Saturday, July 28, 2012

"Trickle Up" Economics?

Sometimes, it takes me a while to let something settle into place.  I realize it's been a few days, then, since President Obama addressed a crowd, telling them that "'trickle down didn't work, and now we're going to let the wealth 'trickle up'," or words to that effect. I repeat, it's been a few days.  I'm sure if you want the direct quote, you can find it through the magic of search engines. I'm feeling unmotivated in that direction, tonight.
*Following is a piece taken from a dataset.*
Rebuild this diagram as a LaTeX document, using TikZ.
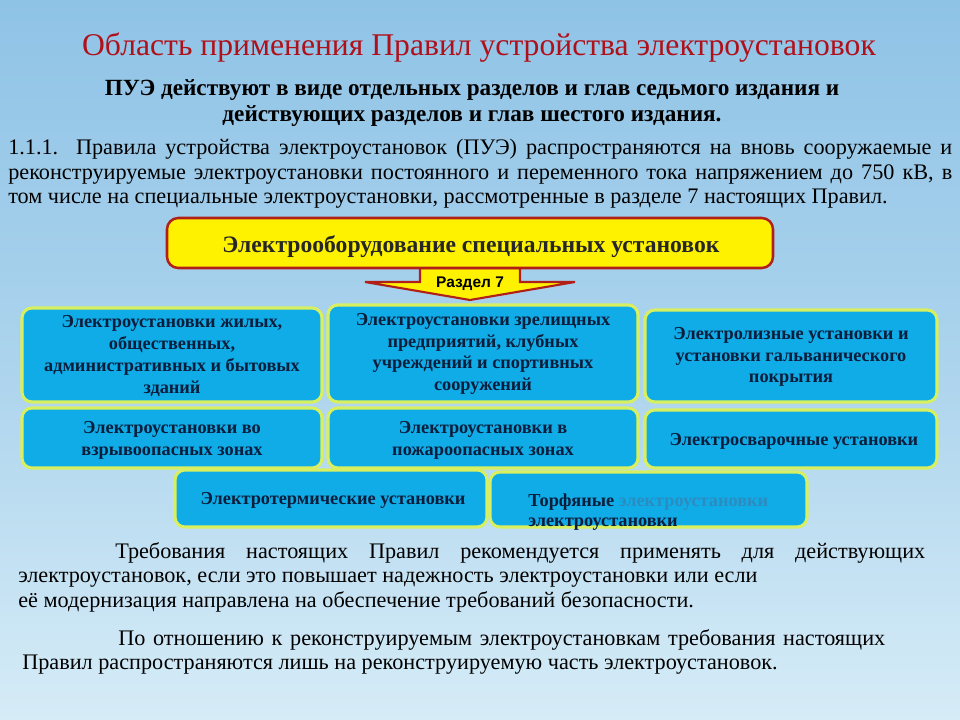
\documentclass[tikz,border=0pt]{standalone}
\usepackage{fontspec}
\setmainfont{Liberation Serif}
\newfontfamily\sansf{Liberation Sans}
\definecolor{bgA}{HTML}{8FC3E6}
\definecolor{bgB}{HTML}{D6ECF7}
\definecolor{titred}{HTML}{B0101A}
\definecolor{boxblue}{HTML}{10ACE8}
\definecolor{boxedge}{HTML}{D8F060}
\definecolor{yel}{HTML}{FFF200}
\definecolor{redge}{HTML}{B02018}
\definecolor{dtext}{HTML}{0A1E3C}
\definecolor{faint}{HTML}{2C8CC0}
\tikzset{
  bluebox/.style={draw=boxedge,line width=2.2pt,fill=boxblue,rounded corners=7pt},
  btext/.style={font=\fontsize{13}{15.5}\selectfont\bfseries,text=dtext,align=center},
  para/.style={anchor=north west,inner sep=0pt,font=\fontsize{15.8}{17.5}\selectfont,align=justify}
}
\begin{document}
\begin{tikzpicture}[x=0.025cm,y=-0.025cm]
\shade[top color=bgA,bottom color=bgB,middle color=bgA!60!bgB] (0,0) rectangle (960,720);
\useasboundingbox (0,0) rectangle (960,720);
\node (title) at (479,48) {\fontsize{22.5}{24}\selectfont\color{titred}Область применения Правил устройства электроустановок};
\node (sub) at (472,103) [align=center,font=\fontsize{16.5}{19}\selectfont\bfseries] {ПУЭ действуют в виде отдельных разделов и глав седьмого издания и\\действующих разделов и глав шестого издания.};
\node (p1) [para,text width=944*0.025cm] at (8,139) {1.1.1. Правила устройства электроустановок (ПУЭ) распространяются на вновь сооружаемые и\linebreak реконструируемые электроустановки постоянного и переменного тока напряжением до 750 кВ, в\linebreak том числе на специальные электроустановки, рассмотренные в разделе 7 настоящих Правил.};
% arrow
\draw[fill=yel,draw=redge,line width=1.5pt] (420,268) -- (520,268) -- (520,282) -- (575,282) -- (470,300) -- (365,282) -- (420,282) -- cycle;
\node (r7) at (470,284) {\sansf\bfseries\fontsize{11}{12}\selectfont Раздел 7};
\draw[fill=yel,draw=redge,line width=1.8pt,rounded corners=8pt] (167,218) rectangle (773,268);
\node (top) at (471,247) {\fontsize{16.8}{18}\selectfont\bfseries\color{black!85}Электрооборудование специальных установок};
% boxes
\draw[bluebox] (22,308) rectangle (322,402);
\node[btext] (b1) at (172,356) {Электроустановки жилых,\\общественных,\\административных и бытовых\\зданий};
\draw[bluebox] (328,305) rectangle (638,402);
\node[btext] (b2) at (483,354) {Электроустановки зрелищных\\предприятий, клубных\\учреждений и спортивных\\сооружений};
\draw[bluebox] (645,310) rectangle (937,402);
\node[btext] (b3) at (791,357) {Электролизные установки и\\установки гальванического\\покрытия};
\draw[bluebox] (22,408) rectangle (322,468);
\node[btext] (b4) at (172,440) {Электроустановки во\\взрывоопасных зонах};
\draw[bluebox] (328,408) rectangle (638,468);
\node[btext] (b5) at (483,440) {Электроустановки в\\пожароопасных зонах};
\draw[bluebox] (645,410) rectangle (937,468);
\node[btext] (b6) at (794,441) {Электросварочные установки};
\draw[bluebox] (175,470) rectangle (487,527);
\node[btext] (b7) at (333,500) {Электротермические установки};
\draw[bluebox] (490,472) rectangle (807,527);
\node[btext,anchor=west,inner sep=0pt] (b8) at (528,502) {Торфяные {\color{faint}электроустановки}};
\node[btext,anchor=west,inner sep=0pt] (b8b) at (528,524) {электроустановки};
\node (p2) [para,text width=907*0.025cm] at (18,542) {\hspace*{97\dimexpr0.025cm\relax}Требования настоящих Правил рекомендуется применять для действующих\linebreak электроустановок, если это повышает надежность электроустановки или если\hspace*{40\dimexpr0.025cm\relax}\\ её модернизация направлена на обеспечение требований безопасности.};
\node (p3) [para,text width=863*0.025cm] at (22,629) {\hspace*{96\dimexpr0.025cm\relax}По отношению к реконструируемым электроустановкам требования настоящих\linebreak Правил распространяются лишь на реконструируемую часть электроустановок.};
\end{tikzpicture}
\end{document}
At any rate, I heard the speech, and it got the gears slowly grinding away in my personal, portable, organic, antiquated difference engine. "Trickle up..." I asked myself, "isn't that the system the Romans used?  Except that they called it 'patronage'." It really worked for them, too, didn't it? If you needed the plumbing in your building repaired, you paid your local patronus, your alderman, to make sure it was done, and you paid him very well if you wanted it done right.  You had to make sure there was enough to cover both the plumber's costs, and then the fee for the patronus having sent for him and granting approval.  Not enough money, and you ended up with the patronus sending his half-brother's moronic stepson to bollix things up "for the experience". Of course, over time, the patroni often fell to deeper corruption, demanding higher fees for less and less, assigning profitable work to their cronies (capable or not), and, in general, creating hell on earth for those clientelae who lived beneath them.
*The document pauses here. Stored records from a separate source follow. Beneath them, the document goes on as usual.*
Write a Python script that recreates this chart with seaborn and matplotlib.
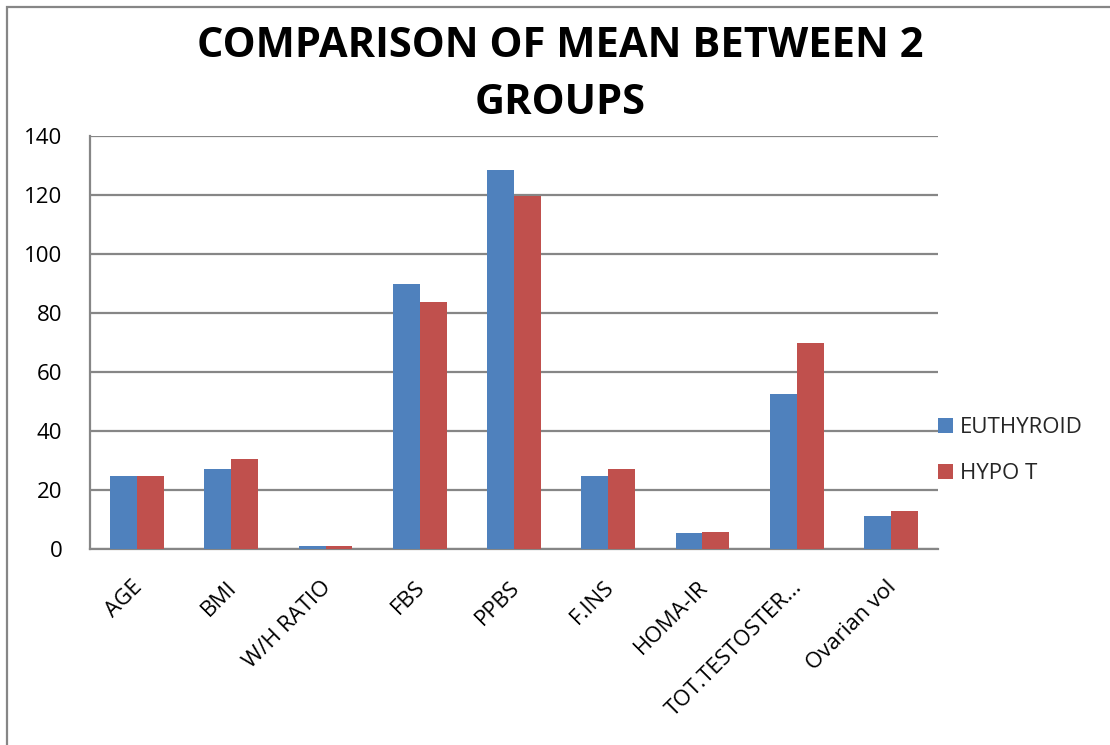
import matplotlib
matplotlib.use("Agg")
import matplotlib.pyplot as plt
import matplotlib.patches as mpatches
import matplotlib.transforms as mtransforms
import seaborn as sns
import pandas as pd

categories = ["AGE", "BMI", "W/H RATIO", "FBS", "PPBS", "F.INS", "HOMA-IR",
              "TOT.TESTOSTER...", "Ovarian vol"]
euthyroid = [24.7, 27.0, 0.85, 89.7, 128.4, 24.7, 5.5, 52.7, 11.2]
hypo_t = [24.7, 30.6, 0.88, 83.6, 119.6, 27.0, 5.7, 69.8, 12.8]
series_names = ["EUTHYROID", "HYPO T"]
y_ticks = [0, 20, 40, 60, 80, 100, 120, 140]

df = pd.DataFrame({
    "category": categories * 2,
    "value": euthyroid + hypo_t,
    "group": [series_names[0]] * len(categories) + [series_names[1]] * len(categories),
})

sns.set_theme(style="white")
plt.rcParams["font.family"] = ["Open Sans", "DejaVu Sans"]

fig = plt.figure(figsize=(11.1, 7.45), dpi=100)
ax = fig.add_axes([90 / 1110, 1 - 549 / 745, (938 - 90) / 1110, (549 - 136) / 745])

sns.barplot(data=df, x="category", y="value", hue="group", order=categories,
            hue_order=series_names, palette=["#4F81BD", "#C0504D"],
            width=0.57, saturation=1, linewidth=0, ax=ax, legend=True, zorder=3)

ax.set_ylim(0, 140)
ax.set_yticks(y_ticks)
ax.set_xlim(-0.5, len(categories) - 0.5)
ax.grid(axis="y", color="#868686", linewidth=1.6, zorder=0)
ax.set_axisbelow(True)
for side in ["top", "right"]:
    ax.spines[side].set_visible(False)
for side in ["left", "bottom"]:
    ax.spines[side].set_color("#868686")
    ax.spines[side].set_linewidth(1.6)
ax.set_xlabel("")
ax.set_ylabel("")
ax.tick_params(axis="y", labelsize=16, length=0, pad=20, labelcolor="black")
ax.tick_params(axis="x", labelsize=16, length=0, pad=20, labelcolor="black")

# nudge the rotated category labels slightly to the left
shift = mtransforms.ScaledTranslation(-5 / 100, 0, fig.dpi_scale_trans)
for lbl in ax.get_xticklabels():
    lbl.set_rotation(45)
    lbl.set_ha("right")
    lbl.set_rotation_mode("anchor")
    lbl.set_transform(lbl.get_transform() + shift)

handles, labels = ax.get_legend_handles_labels()
ax.legend(handles, labels, loc="center left", bbox_to_anchor=(1.0, 0.238),
          frameon=False, fontsize=16, handlelength=0.68, handleheight=0.68,
          handletextpad=0.3, labelspacing=1.15, borderaxespad=0.0,
          borderpad=0.0)

fig.text(560 / 1110, 1 - 75 / 745, "COMPARISON OF MEAN BETWEEN 2\nGROUPS",
         ha="center", va="center", fontsize=30, fontweight="bold",
         linespacing=1.5, color="black")

border = mpatches.Rectangle((7 / 1110, -0.05), 1.1, 1 - 7 / 745 + 0.05,
                            transform=fig.transFigure, fill=False,
                            edgecolor="#868686", linewidth=1.6)
fig.patches.append(border)

fig.savefig("out.png", dpi=100, facecolor="white")
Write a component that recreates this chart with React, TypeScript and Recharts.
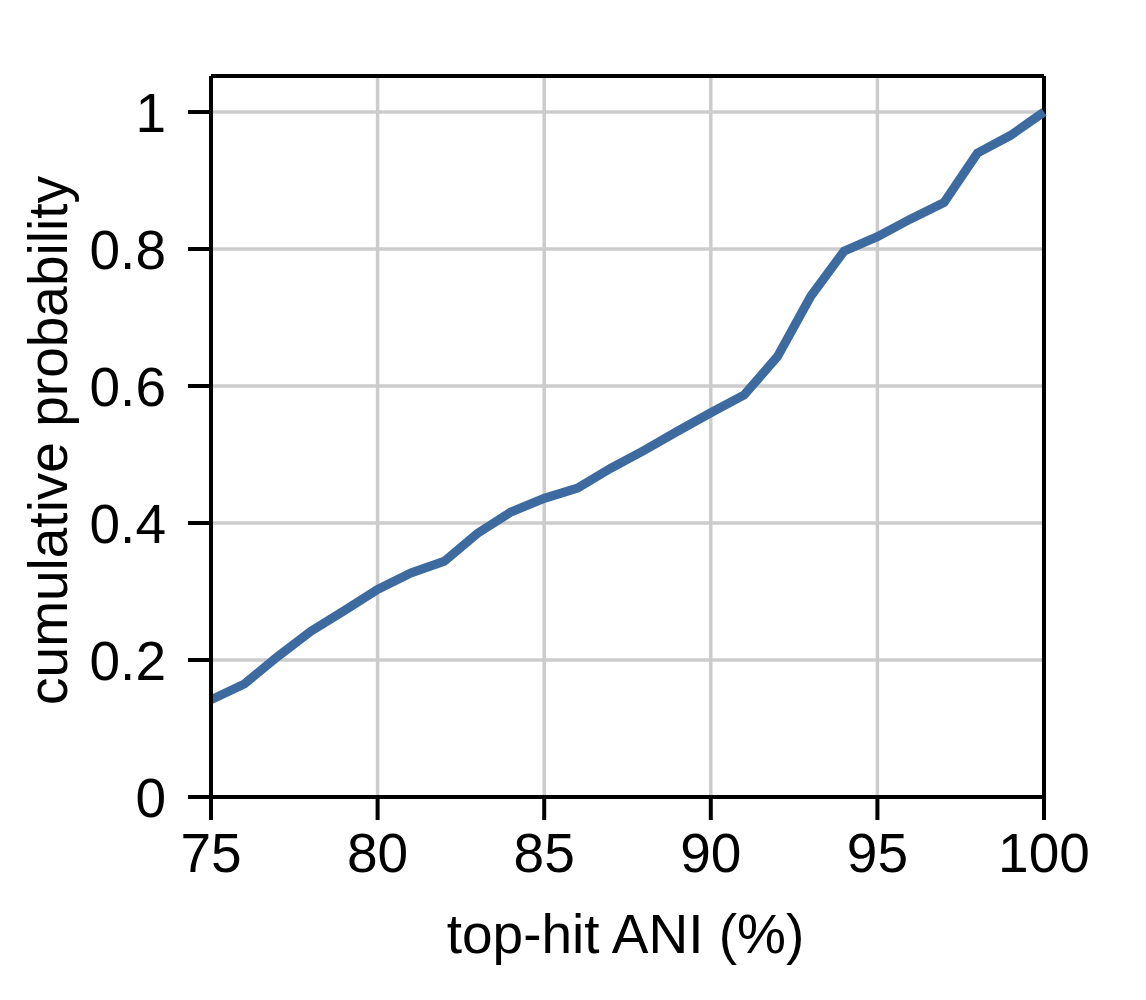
import React from "react";
import { LineChart, Line, XAxis, YAxis, CartesianGrid, ReferenceLine, Label } from "recharts";

const aniValues = [75, 76, 77, 78, 79, 80, 81, 82, 83, 84, 85, 86, 87, 88, 89, 90, 91, 92, 93, 94, 95, 96, 97, 98, 99, 100];
const cumProb = [0.142, 0.165, 0.205, 0.242, 0.272, 0.303, 0.327, 0.344, 0.385, 0.416, 0.436, 0.451, 0.48, 0.506, 0.534, 0.561, 0.587, 0.643, 0.731, 0.797, 0.818, 0.844, 0.868, 0.94, 0.966, 1.0];
const xTicks = [75, 80, 85, 90, 95, 100];
const yTicks = [0, 0.2, 0.4, 0.6, 0.8, 1];
const yMax = 1.0526;

const data = aniValues.map((x, i) => ({ ani: x, p: cumProb[i] }));

const FONT = "'Liberation Sans', Arial, Helvetica, sans-serif";
const FS = 55;

export default function App() {
  return (
    <div style={{ position: "absolute", left: 0, top: 0, background: "#fff" }}>
      <LineChart width={1146} height={1000} data={data} margin={{ top: 76, right: 102, bottom: 0, left: 0 }}>
        <CartesianGrid stroke="#cccccc" strokeWidth={3.5} />
        <XAxis
          dataKey="ani"
          type="number"
          domain={[75, 100]}
          ticks={xTicks}
          height={203}
          axisLine={{ stroke: "#000", strokeWidth: 4 }}
          tickLine={{ stroke: "#000", strokeWidth: 4 }}
          tickSize={23}
          tickMargin={13}
          tick={{ fill: "#000", fontSize: FS, fontFamily: FONT }}
        >
          <Label
            content={(props: any) => {
              const vb = props.viewBox || {};
              return (
                <text x={vb.x + vb.width / 2 - 2} y={953} textAnchor="middle" fontSize={FS} fontFamily={FONT} fill="#000">
                  top-hit ANI (%)
                </text>
              );
            }}
          />
        </XAxis>
        <YAxis
          type="number"
          domain={[0, yMax]}
          ticks={yTicks}
          allowDataOverflow
          width={211}
          axisLine={{ stroke: "#000", strokeWidth: 4 }}
          tickLine={{ stroke: "#000", strokeWidth: 4 }}
          tickSize={23}
          tickMargin={22}
          tickFormatter={(v: number) => String(v)}
          tick={{ fill: "#000", fontSize: FS, fontFamily: FONT }}
        >
          <Label
            content={(props: any) => {
              const vb = props.viewBox || {};
              const cy = vb.y + vb.height / 2 + 4;
              const cx = 48;
              return (
                <text
                  x={cx}
                  y={cy}
                  transform={`rotate(-90, ${cx}, ${cy})`}
                  textAnchor="middle"
                  dominantBaseline="central"
                  fontSize={FS}
                  fontFamily={FONT}
                  fill="#000"
                >
                  cumulative probability
                </text>
              );
            }}
          />
        </YAxis>
        <ReferenceLine y={yMax} stroke="#000" strokeWidth={4} />
        <ReferenceLine x={100} stroke="#000" strokeWidth={4} />
        <Line
          type="linear"
          dataKey="p"
          stroke="#3e6b9f"
          strokeWidth={9}
          dot={false}
          isAnimationActive={false}
        />
      </LineChart>
    </div>
  );
}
Of course, this doesn't happen today – unless, of course, you want to include systems like the infamous Chicago Machine.  Trust me, that still exists. In Chicago, the honest politician is the exception. Having lived in the Windy City twice in my life, I can attest to the daily news, in which one petty bureaucrat or another has been indicted for fraud, accepting bribes, or extortion.  Legend has it, when Da Mare, Richard J. Daley, was in charge of the Machine, the city benefitted greatly.  He took little or nothing from the till, himself, and made sure that, if somebody received a bribe, the payer received fair service for it. When he passed away, though, the machine continued to run itself without conscience, without limits, without a Machiavellian Prince to put the city before everything else, and the city saw failure.  Taxes, fees, graft were paid as usual, but streets were unplowed through the winter, buses and trains started failing to meet schedules, decay and crime rates rose.

The failure of Chicago to thrive as a city has its roots in many problems, but it doesn't help that you have what has been labeled one of the most corrupt city governments in the country, run by oft-indicted  or oft-named co-conspirators, drawing "modest" salaries for... uh... I'm sure they actually do something, sometimes.  Add to it, the highest sales tax of any major US city, place it in the top 20 most-taxed US cities, and then ask yourself one question: is it worth it to pay all that, for the pleasure of hearing an alderman and a mayor announce that they don't believe a business should be allowed to open in their town if it doesn't toe their current political line?  And, what happens when the political winds shift, and some other mindset or group is labeled "undesirable" – one you have close ties to?

Personally, I'm not overly fond of the idea of having "trickle up" trickle out to me, after I worked so hard to get away from it.  What about you: Do you really want to replace the American way with the Chicago way?